I sit here now and realize academics never had the ability to help me find the stories within. Going through the motions of academic work, faking it really, I have written awful stuff–referenced, cross-referenced, cited drivel. My theses have been thin or unable to carry academic work. Until now, I lacked the courage and bravery to put myself on the line. I have been demure, afraid that I would make a mistake. But those fears can only produce mistakes, bad writing, and terrible stories.
Those stories I wrote so many years ago are so much better than anything I have written for the academy. History taught me a great deal but diverted me from the poetry that reveals truth—not only to me, but to the people who might read the insignificant bits I write.

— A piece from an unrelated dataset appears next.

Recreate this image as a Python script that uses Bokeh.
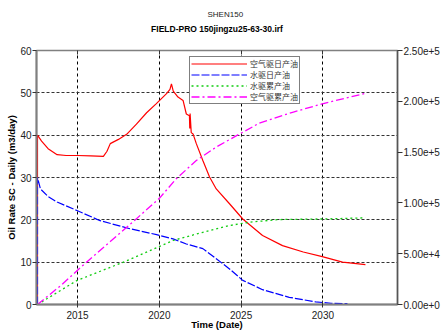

The work ahead will be difficult. I think of it in the night and it keeps me awake. Starting next week, I have to take a miserable and hardly coherent dissertation and turn it into a doctoral work. Before then, I have a creative work to finish for a publisher. Dread stalks me. That dissertation and the heartache it has produced saps the energy and confidence I once had for my book. I think of the inadequate guidance I’ve gotten in pursuing it and I am resentful. That resentment stands in the way of finishing both my book and the dissertation itself.

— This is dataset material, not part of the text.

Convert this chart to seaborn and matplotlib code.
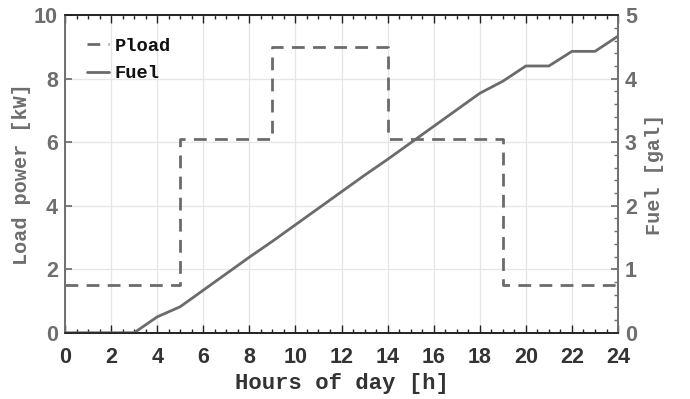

I suppose I write to you tonight, my friend, because I want to sleep. I must direct the anger to good ends. The must transform doubt—that inertial force—into energy that will take the work through to the end. It is a thin line between not caring and letting it all go. I know that putting my head down, producing the work in spite of the fear, anger, and doubt will get me through. The Promised Land is just within reach, but I must cut the safety. I have to fall.
When I was younger, I went rappelling with a high school group. The hardest part of that work was going over the edge. I dawdled and hesitated. I made excuses and found reasons not to go. Everyone told me it was all right. I could just back away and sit it out. There would be nothing lost. But I couldn’t pull myself away from the edge. I had to go but didn’t know how. A woman came over and pushed me. Gently, mind you, but it was enough to get me to the face of that bluff.
What I’ve found and what I realize tonight as I write myself into being is that I have to cast myself into the void. God, I want to. But isn’t that the problem? The person who doubts, who understands the draw of the chasm, and who is cemented to hard ground has to be the one who pushes himself over the edge.
I can’t give up being a writer. It’s not something I’m capable of doing.
Rappelling.
As always, I look forward to your next missive.